IF ARLENE ACKERMAN had ever been through a messy divorce, she would have learned to play the joint-custody game.
She would have known to dress the kids in runover shoes and threadbare coats just before their dad picked them up for the weekend. She would know that you never go to the courthouse in designer jeans to petition for more child support.
That's how you play the joint-custody game. Each parent hides assets and exaggerates liabilities while the kids play the part of flyspecked waifs.
That's how it's done in public-school financing, too. In a district that is neither a ward of the city nor the state, nobody accepts full responsibility.
"They are in a beggar's position," city Controller Alan Butkovitz told me yesterday. "They don't own their own house because they can't raise their own taxes."
Philadelphia mayors and Pennsylvania governors have always played the joint-custody game. Each sends a fat check every year and then tells the other parent that whatever this doesn't cover is on you.
But Michael Nutter took on a more activist role. He pledged to find up to $110 million in the city budget for the schools and was willing to put his money up before going to the state to ask for its help.
I asked him last week if he'd be willing to fight for more taxes for the schools. "Yes, if it comes to that," he said. "This is a leadership moment."
That it is. City Council would sooner take a sharp stick in its collective eye than lead a campaign to raise taxes for any reason.
So, I am feeling the mayor's pain this week. Superintendent Ackerman's deal with the state on Friday to save full-day kindergarten left him standing in the square with a blunt instrument in his hands.
She moved Title I federal money to augment the budget for full-day kindergarten, depleting funding in other categories she felt were less crucial.
I'm glad she did it. I can't be an advocate for a brinkmanship strategy. I understand why it's done. But I have never believed it needed to be.
Grownups should be able to understand the need to fund schools even if we're not facing apocalypse now. There is plenty left for the mayor to advocate for.
Key early-childhood programs are on the chopping block. A thousand teachers are facing layoffs, which would increase class size significantly. The state has cut the $100 million line item that supported the city's charter schools. Summer schools that played a huge part in raising graduation rates by 4 percent in the past two years face elimination next year.
The district is looking to save $26.5 million by eliminating school-bus services and postponing payment for free SEPTA TransPasses for indigent children. Art, music and athletic programs are in jeopardy.
With all of that hanging out there, do we really need to use the 14,000 kindergartners as bargaining chips?
"We can tie the eight years of improved test scores directly to full-day kindergarten and early-childhood programs," Ackerman told me yesterday. "Every study for years has shown that young people engaged in full-day kindergarten are better prepared.

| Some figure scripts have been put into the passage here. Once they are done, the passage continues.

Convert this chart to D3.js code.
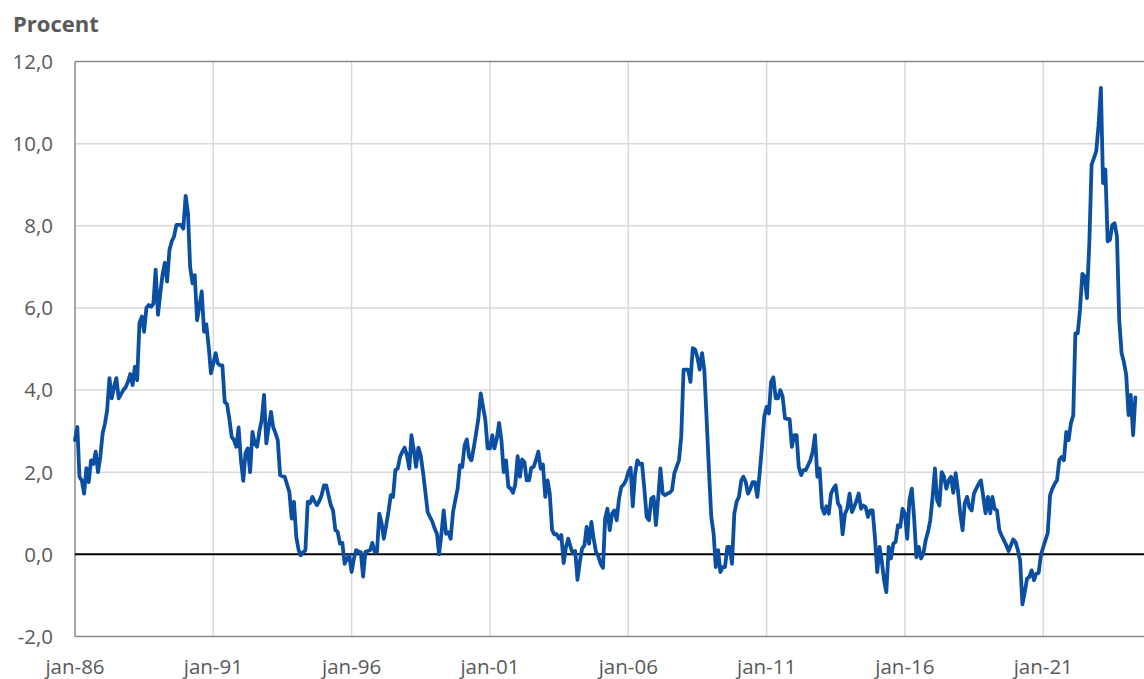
<!DOCTYPE html>
<html>
<head>
<meta charset="utf-8">
<script src="https://cdn.jsdelivr.net/npm/d3@7/dist/d3.min.js"></script>
<style>
  html, body { margin: 0; padding: 0; background: #ffffff; }
  svg { display: block; }
  text { font-family: "Open Sans", "Noto Sans", sans-serif; fill: #595959; }
</style>
</head>
<body>
<svg id="chart" width="1144" height="679"></svg>
<script>
// ---- Data (monthly, starting January 1986) ----
const startYear = 1986;
const seriesLabel = "Procent";
const values = [
  // 1986
  2.78, 3.1, 1.89, 1.8, 1.48, 2.1, 1.76, 2.29, 2.2, 2.5, 2.0, 2.37,
  // 1987
  2.95, 3.19, 3.5, 4.29, 3.8, 4.08, 4.29, 3.8, 3.9, 4.0, 4.07, 4.2,
  // 1988
  4.39, 4.12, 4.57, 4.24, 5.63, 5.79, 5.42, 6.0, 6.07, 6.03, 6.1, 6.93,
  // 1989
  5.83, 6.37, 6.8, 7.1, 6.64, 7.41, 7.62, 7.74, 8.02, 8.02, 8.02, 7.93,
  // 1990
  8.73, 8.3, 7.0, 6.6, 6.8, 5.7, 6.03, 6.4, 5.42, 5.6, 5.06, 4.41,
  // 1991
  4.65, 4.9, 4.65, 4.6, 4.6, 3.71, 3.66, 3.3, 2.86, 2.78, 2.62, 3.09,
  // 1992
  2.29, 1.79, 2.46, 2.58, 2.0, 2.98, 2.7, 2.62, 3.0, 3.27, 3.88, 2.7,
  // 1993
  3.1, 3.47, 3.1, 2.95, 2.78, 1.93, 1.9, 1.89, 1.7, 1.52, 0.87, 1.28,
  // 1994
  0.42, 0.1, -0.02, 0.05, 0.1, 1.28, 1.25, 1.4, 1.28, 1.2, 1.3, 1.44,
  // 1995
  1.68, 1.68, 1.45, 1.2, 1.07, 0.59, 0.55, 0.26, 0.28, -0.23, -0.1, -0.02,
  // 1996
  -0.43, -0.1, 0.1, 0.07, 0.05, -0.54, 0.06, 0.08, 0.1, 0.28, 0.06, 0.06,
  // 1997
  0.99, 0.75, 0.38, 0.7, 1.03, 1.44, 1.4, 2.05, 2.09, 2.37, 2.5, 2.6,
  // 1998
  2.41, 2.09, 2.9, 2.54, 2.13, 2.6, 2.41, 2.0, 1.52, 1.03, 0.91, 0.8,
  // 1999
  0.63, 0.5, 0.0, 0.5, 1.07, 0.5, 0.54, 0.38, 1.03, 1.32, 1.6, 2.17,
  // 2000
  2.13, 2.66, 2.8, 2.37, 2.29, 2.6, 2.94, 3.31, 3.92, 3.59, 3.27, 2.58,
  // 2001
  2.58, 2.9, 2.58, 2.82, 3.2, 2.78, 2.0, 2.29, 1.64, 1.6, 1.5, 1.7,
  // 2002
  2.39, 1.89, 2.31, 2.25, 1.8, 1.8, 2.11, 2.13, 2.3, 2.5, 2.09, 2.19,
  // 2003
  1.4, 1.8, 1.48, 0.59, 0.49, 0.49, 0.38, 0.47, -0.21, 0.18, 0.38, 0.18,
  // 2004
  0.02, 0.08, -0.62, -0.19, 0.14, 0.22, 0.67, 0.26, 0.79, 0.38, 0.06, -0.04,
  // 2005
  -0.23, -0.33, 0.87, 1.11, 0.59, 0.99, 1.07, 0.83, 1.36, 1.64, 1.7, 1.8,
  // 2006
  2.0, 2.11, 1.17, 1.96, 2.29, 2.19, 2.21, 1.6, 0.91, 0.83, 1.36, 1.4,
  // 2007
  0.71, 1.4, 2.09, 1.48, 1.44, 1.48, 1.5, 1.56, 1.97, 2.13, 2.29, 2.86,
  // 2008
  4.5, 4.5, 4.5, 4.2, 5.02, 4.99, 4.8, 4.5, 4.9, 4.49, 3.27, 2.05,
  // 2009
  0.91, 0.5, -0.31, 0.1, -0.43, -0.31, -0.31, 0.18, 0.18, -0.23, 0.99, 1.28,
  // 2010
  1.4, 1.8, 1.89, 1.76, 1.48, 1.6, 1.76, 1.76, 1.4, 1.97, 2.62, 3.35,
  // 2011
  3.59, 3.43, 4.2, 4.31, 3.8, 3.8, 4.0, 3.84, 3.31, 3.3, 3.29, 2.62,
  // 2012
  2.9, 2.9, 2.13, 1.93, 2.05, 2.05, 2.17, 2.29, 2.5, 2.9, 1.89, 2.09,
  // 2013
  1.15, 0.99, 1.17, 0.99, 1.48, 1.6, 1.68, 1.24, 1.15, 0.49, 0.99, 1.11,
  // 2014
  1.48, 1.03, 1.15, 1.3, 1.48, 1.11, 1.19, 1.15, 0.91, 1.07, 1.07, 0.42,
  // 2015
  -0.43, 0.18, -0.15, -0.63, -0.92, 0.18, -0.1, 0.26, 0.3, 0.71, 0.67, 1.11,
  // 2016
  1.0, 0.38, 1.32, 1.6, 0.91, -0.07, 0.18, -0.1, 0.02, 0.34, 0.55, 0.83,
  // 2017
  1.4, 2.09, 1.32, 1.19, 2.0, 1.89, 1.6, 1.8, 1.89, 1.5, 1.98, 1.56,
  // 2018
  0.99, 0.59, 1.24, 1.4, 1.15, 1.07, 1.48, 1.6, 1.72, 1.8, 1.4, 1.0,
  // 2019
  1.4, 1.0, 1.4, 1.1, 1.07, 0.59, 0.46, 0.34, 0.22, 0.08, 0.22, 0.36,
  // 2020
  0.3, 0.1, -0.15, -1.22, -0.92, -0.59, -0.55, -0.39, -0.63, -0.47, -0.45, -0.02,
  // 2021
  0.18, 0.36, 0.52, 1.44, 1.6, 1.72, 1.8, 2.3, 2.37, 2.29, 2.98, 2.78,
  // 2022
  3.19, 3.39, 5.38, 5.38, 5.95, 6.83, 6.77, 6.24, 7.58, 9.49, 9.65, 9.81,
  // 2023
  10.45, 11.36, 9.04, 9.37, 7.62, 7.66, 8.02, 8.06, 7.74, 5.71, 4.9, 4.69,
  // 2024
  4.37, 3.39, 3.88, 2.9, 3.82
];
const yTicks = [-2, 0, 2, 4, 6, 8, 10, 12];
const xTickYears = [1986, 1991, 1996, 2001, 2006, 2011, 2016, 2021];
const xTickLabels = ["jan-86", "jan-91", "jan-96", "jan-01", "jan-06", "jan-11", "jan-16", "jan-21"];
const axisEnd = new Date(2024, 7, 23);

// ---- Chart ----
(function () {
  const svg = d3.select("#chart");
  const pL = 75, pR = 1144, pT = 61.5, pB = 636.5;

  const data = values.map((v, i) => ({ date: new Date(startYear, i, 1), value: v }));

  const x = d3.scaleTime()
    .domain([new Date(startYear, 0, 1), axisEnd])
    .range([pL, pR]);
  const y = d3.scaleLinear()
    .domain([-2, 12])
    .range([pB, pT]);

  const fmtY = d => (d < 0 ? "-" : "") + Math.abs(d).toFixed(1).replace(".", ",");

  // horizontal gridlines
  svg.append("g").selectAll("line")
    .data(yTicks.filter(d => d !== 0 && d !== -2 && d !== 12))
    .join("line")
    .attr("x1", pL).attr("x2", pR)
    .attr("y1", d => y(d)).attr("y2", d => y(d))
    .attr("stroke", "#d9d9d9")
    .attr("stroke-width", 1.5);

  // vertical gridlines
  const xTickDates = xTickYears.map(yr => new Date(yr, 0, 1));
  svg.append("g").selectAll("line")
    .data(xTickDates.slice(1))
    .join("line")
    .attr("x1", d => x(d)).attr("x2", d => x(d))
    .attr("y1", pT).attr("y2", pB)
    .attr("stroke", "#d9d9d9")
    .attr("stroke-width", 1.5);

  // frame lines (left, top, bottom)
  svg.append("line")
    .attr("x1", pL).attr("x2", pL).attr("y1", pT).attr("y2", pB)
    .attr("stroke", "#8a8a8a").attr("stroke-width", 1.5);
  svg.append("line")
    .attr("x1", pL).attr("x2", pR).attr("y1", y(12)).attr("y2", y(12))
    .attr("stroke", "#8a8a8a").attr("stroke-width", 1.5);
  svg.append("line")
    .attr("x1", pL).attr("x2", pR).attr("y1", y(-2)).attr("y2", y(-2))
    .attr("stroke", "#8a8a8a").attr("stroke-width", 1.5);

  // zero line
  svg.append("line")
    .attr("x1", pL).attr("x2", pR).attr("y1", y(0)).attr("y2", y(0))
    .attr("stroke", "#000000").attr("stroke-width", 2);

  // y labels
  svg.append("g").selectAll("text")
    .data(yTicks)
    .join("text")
    .attr("x", 53)
    .attr("y", d => y(d) + 7.3)
    .attr("text-anchor", "end")
    .attr("font-size", "20.5px")
    .text(fmtY);

  // x labels
  svg.append("g").selectAll("text")
    .data(xTickDates)
    .join("text")
    .attr("x", d => x(d))
    .attr("y", 674)
    .attr("text-anchor", "middle")
    .attr("font-size", "20.5px")
    .text((d, i) => xTickLabels[i]);

  // title
  svg.append("text")
    .attr("x", 13).attr("y", 32)
    .attr("font-size", "22px")
    .attr("font-weight", "bold")
    .text(seriesLabel);

  // line
  const line = d3.line()
    .x(d => x(d.date))
    .y(d => y(d.value));

  svg.append("path")
    .datum(data)
    .attr("d", line)
    .attr("fill", "none")
    .attr("stroke", "#0b4fa3")
    .attr("stroke-width", 3.8)
    .attr("stroke-linejoin", "round")
    .attr("stroke-linecap", "round");
})();
</script>
</body>
</html>
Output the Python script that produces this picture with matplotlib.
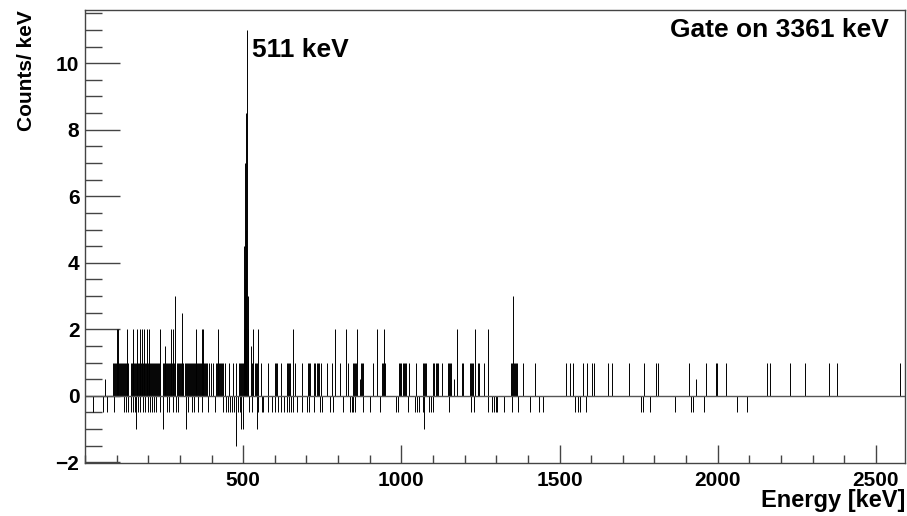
import numpy as np
import matplotlib
matplotlib.use("Agg")
import matplotlib.pyplot as plt
from matplotlib.ticker import MultipleLocator

plt.rcParams['font.family'] = ['Liberation Sans', 'DejaVu Sans']
plt.rcParams['font.weight'] = 'bold'

# bins with +1 count/keV
e_one = [89, 92, 95, 99, 102, 105, 108, 111, 114, 118, 121, 124, 127, 130, 134, 136,
         145, 148, 151, 154, 158, 161, 164, 167, 170, 173, 177, 180, 183, 186, 189, 192,
         196, 199, 202, 205, 208, 211, 215, 218, 221, 224, 227, 230, 234,
         247, 250, 253, 256, 259, 262, 266, 269, 272, 275, 278, 281, 284,
         291, 294, 297, 300, 304, 307, 310, 316, 319, 322, 326, 329, 332, 335,
         338, 341, 345, 348, 351, 354, 357, 360, 364, 367, 370, 373, 376, 380, 383, 386,
         392, 398, 405, 414, 417, 421, 424, 427, 430, 433, 436, 443, 456, 468, 478,
         487, 490, 493, 497, 500,
         528, 532, 536, 540, 544, 556, 579, 601, 604, 607, 619, 638, 642, 645, 648, 664,
         686, 705, 708, 711, 724, 728, 732, 736, 740, 746, 765, 781, 806, 832, 847, 851,
         854, 857, 873, 876, 879, 911, 939, 943, 946, 949, 993, 996, 999, 1006, 1009, 1012,
         1015, 1024, 1047, 1069, 1072, 1075, 1078, 1100, 1104, 1108, 1112, 1116, 1129,
         1148, 1151, 1154, 1157, 1192, 1195, 1217, 1221, 1224, 1227, 1243, 1246, 1262,
         1347, 1350, 1356, 1360, 1363, 1366, 1385, 1423, 1521, 1534, 1543, 1575, 1587,
         1603, 1609, 1654, 1666, 1720, 1768, 1806, 1812, 1910, 1964, 1995, 1998, 2027,
         2157, 2166, 2229, 2277, 2353, 2378, 2577]

# bins with +2 counts/keV
e_two = [101, 104, 133, 152, 164, 174, 180, 186, 196, 202, 237, 272, 278, 351, 370,
         373, 421, 531, 547, 658, 791, 825, 860, 923, 945, 1176, 1233, 1274]

# bins with -0.5 counts/keV
e_neg_half = [25, 57, 70, 92, 123, 130, 136, 145, 152, 158, 168, 174, 183, 190, 199,
              206, 212, 218, 225, 237, 259, 266, 278, 288, 294, 326, 338, 345, 357, 370,
              389, 411, 436, 446, 452, 458, 465, 471, 484, 490, 518, 528, 547, 560, 563,
              579, 591, 601, 610, 620, 629, 639, 645, 651, 658, 670, 686, 702, 708, 724,
              743, 749, 775, 784, 816, 838, 844, 847, 854, 879, 901, 933, 983, 990, 1021,
              1043, 1050, 1056, 1069, 1088, 1094, 1100, 1151, 1221, 1230, 1274, 1287,
              1293, 1300, 1303, 1325, 1350, 1369, 1407, 1436, 1448, 1549, 1559, 1565,
              1584, 1758, 1764, 1787, 1866, 1916, 1922, 1957, 2062, 2093]

# bins with -1 count/keV
e_neg_one = [161, 247, 319, 493, 500, 544, 1072]

# remaining bins, incl. the 511 keV annihilation peak
e_misc = [63, 253, 285, 307, 477, 502, 503, 505, 506, 508, 509, 512, 514, 515, 525,
          870, 1167, 1353, 1932]
c_misc = [0.5, 1.5, 3, 2.5, -1.5, 2, 4.5, 3.5, 7, 5, 8.5, 11, 3, 2, 1.5,
          0.5, 0.5, 3, 0.5]

energy = np.concatenate([e_one, e_two, e_neg_half, e_neg_one, e_misc])
counts = np.concatenate([np.full(len(e_one), 1.0), np.full(len(e_two), 2.0),
                         np.full(len(e_neg_half), -0.5), np.full(len(e_neg_one), -1.0),
                         c_misc])

fig = plt.figure(figsize=(9.07, 5.16), dpi=100)
ax = fig.add_axes([85 / 907, 1 - 463 / 516, 820 / 907, 453 / 516])

ax.vlines(energy, 0, counts, color='black', linewidth=0.7)
ax.axhline(0, color='#555555', linewidth=1)

ax.set_xlim(0, 2592)
ax.set_ylim(-2.02, 11.6)

ax.xaxis.set_major_locator(MultipleLocator(500))
ax.xaxis.set_minor_locator(MultipleLocator(100))
ax.yaxis.set_major_locator(MultipleLocator(2))
ax.yaxis.set_minor_locator(MultipleLocator(0.5))
ax.tick_params(axis='both', which='both', direction='in', colors='#444444',
               labelcolor='black', labelsize=15)
ax.tick_params(axis='y', which='major', length=25, width=1, pad=4)
ax.tick_params(axis='y', which='minor', length=12, width=1)
ax.tick_params(axis='x', which='major', length=13, width=1, pad=6)
ax.tick_params(axis='x', which='minor', length=6, width=1)
ax.set_yticks([-2, 0, 2, 4, 6, 8, 10])
ax.set_yticklabels(['\u22122', '0', '2', '4', '6', '8', '10'])
ax.set_xticks([500, 1000, 1500, 2000, 2500])
for sp in ax.spines.values():
    sp.set_color('#444444')
    sp.set_linewidth(1)

ax.set_ylabel('Counts/ keV', fontsize=15, fontweight='bold', loc='top', labelpad=14)
ax.set_xlabel('Energy [keV]', fontsize=17, fontweight='bold', loc='right', labelpad=-1)

ax.text(0.9805, 0.955, 'Gate on 3361 keV', transform=ax.transAxes, ha='right', va='center',
        fontsize=19, fontweight='bold')
ax.text(527, 10.4, '511 keV', ha='left', va='center', fontsize=19, fontweight='bold')

fig.savefig('out.png', dpi=100)
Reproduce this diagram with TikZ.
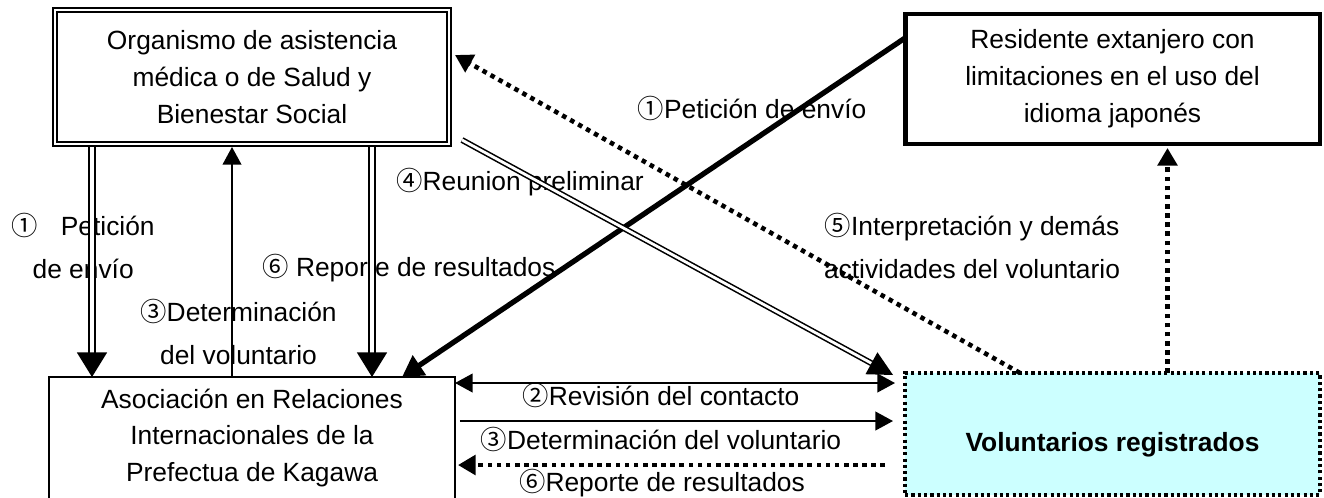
\documentclass[tikz,border=0pt]{standalone}
\usepackage{fontspec}
\setmainfont{Liberation Sans}
\newfontfamily\cjk{Noto Sans CJK JP}
\newcommand{\circnum}[1]{{\cjk #1}}
\usetikzlibrary{arrows.meta,calc}
\definecolor{volcyan}{RGB}{204,255,255}

\tikzstyle{box}=[draw, line width=1pt, outer sep=0pt, align=center, font=\fontsize{15}{21}\selectfont]
\tikzstyle{dblbox}=[box, double, line width=0.9pt, double distance=1.5pt]
\tikzstyle{thickbox}=[box, line width=2.8pt]
\tikzstyle{dotbox}=[box, fill=volcyan, line width=1.8pt, dash pattern=on 1.8pt off 1.8pt]
\tikzstyle{lbl}=[inner sep=0pt, align=center, font=\fontsize{15}{24}\selectfont]
\tikzstyle{dblarrow}=[double, line width=1.1pt, double distance=2.4pt, -{Triangle[width=17pt,length=14pt]}]
\tikzstyle{dbldiag}=[double, line width=0.9pt, double distance=1.6pt, -{Triangle[width=14pt,length=14pt]}]
\tikzstyle{thinarrow}=[line width=1.3pt, -{Triangle[width=10.5pt,length=10pt]}]
\tikzstyle{thickarrow}=[line width=3pt, -{Triangle[width=13pt,length=12pt]}]
\tikzstyle{dotarrow}=[line width=2.6pt, dash pattern=on 2.6pt off 2.6pt, -{Triangle[width=11pt,length=10pt]}]

\begin{document}
\begin{tikzpicture}[x=0.02cm, y=-0.02cm]
    \useasboundingbox (0,0) rectangle (1324,497);
    \clip (0,0) rectangle (1324,497);

    \node[dblbox, minimum width=7.88cm, minimum height=2.68cm] (org) at (252,77)
        {Organismo de asistencia\\médica o de Salud y\\Bienestar Social};
    \node[thickbox, minimum width=8.3cm, minimum height=2.6cm] (res) at (1112.5,79)
        {Residente extanjero con\\limitaciones en el uso del\\idioma japonés};
    \node[box, minimum width=8.12cm, minimum height=2.44cm] (asoc) at (252,438)
        {Asociación en Relaciones\\Internacionales de la\\Prefectua de Kagawa};
    \node[dotbox, minimum width=8.3cm, minimum height=2.44cm] (vol) at (1112.5,434)
        {\raisebox{-10pt}[0pt][0pt]{\bfseries Voluntarios registrados}};

    \node[lbl, anchor=east] (l1a) at (155,246) {\circnum{①}\hspace{13pt}Petición\\de envío};
    \node[lbl, anchor=east] (l3a) at (337,332) {\circnum{③}Determinación\\del voluntario};
    \node[lbl, anchor=west] (l6a) at (262,268) {\circnum{⑥} Reporte de resultados};
    \node[lbl] (l1b) at (752,108) {\circnum{①}Petición de envío};
    \node[lbl] (l4) at (520,182) {\circnum{④}Reunion preliminar};
    \node[lbl] (l5) at (972,246) {\circnum{⑤}Interpretación y demás\\actividades del voluntario};
    \node[lbl] (l2) at (661,395) {\circnum{②}Revisión del contacto};
    \node[lbl] (l3b) at (661,439) {\circnum{③}Determinación del voluntario};
    \node[lbl] (l6b) at (662,483) {\circnum{⑥}Reporte de resultados};

    \draw[dblarrow] ($(org.south)+(-160,3)$) to ($(asoc.north)+(-160,0)$);
    \draw[thinarrow] ($(asoc.north)+(-20,0)$) to ($(org.south)+(-20,3)$);
    \draw[dblarrow] ($(org.south)+(120,3)$) to ($(asoc.north)+(120,0)$);
    \draw[thickarrow] ($(res.west)+(0,-41)$) to ($(asoc.north)+(150,0)$);
    \draw[dbldiag] ($(org.south east)+(13,-4)$) to ($(vol.north west)+(-12,2)$);
    \draw[dotarrow] ($(vol.north west)+(115,0)$) to ($(org.east)+(6,-22)$);
    \draw[dotarrow] ($(vol.north)+(55,0)$) to ($(res.south)+(55,4)$);
    \draw[thinarrow, {Triangle[width=10.5pt,length=10pt]}-{Triangle[width=10.5pt,length=10pt]}] ($(asoc.north east)+(0,6)$) to ($(vol.north west)+(-10,10)$);
    \draw[thinarrow] ($(asoc.north east)+(5,44)$) to ($(vol.north west)+(-12,48)$);
    \draw[dotarrow] ($(vol.north west)+(-20,92)$) to ($(asoc.north east)+(3,88)$);
  \end{tikzpicture}
\end{document}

"My office was flooded with calls and emails from parents. People stop me in the street. They needed to know now. What is a working parent supposed to do when their kids are home for half a day?
"This is a permanent fix. We don't have to worry about who is in the governor's office anymore.
"I just learned that I could this Friday. I wasn't trying to be the hero. But how would it look if I held it up for political reasons and then people found out that I could have done it weeks or months ago?"
Meanwhile, the mayor is building up enough steam under his collar to heat the schools for a semester.
But that's just between us. I wouldn't want that to get out while he's still trying to raise money for the schools.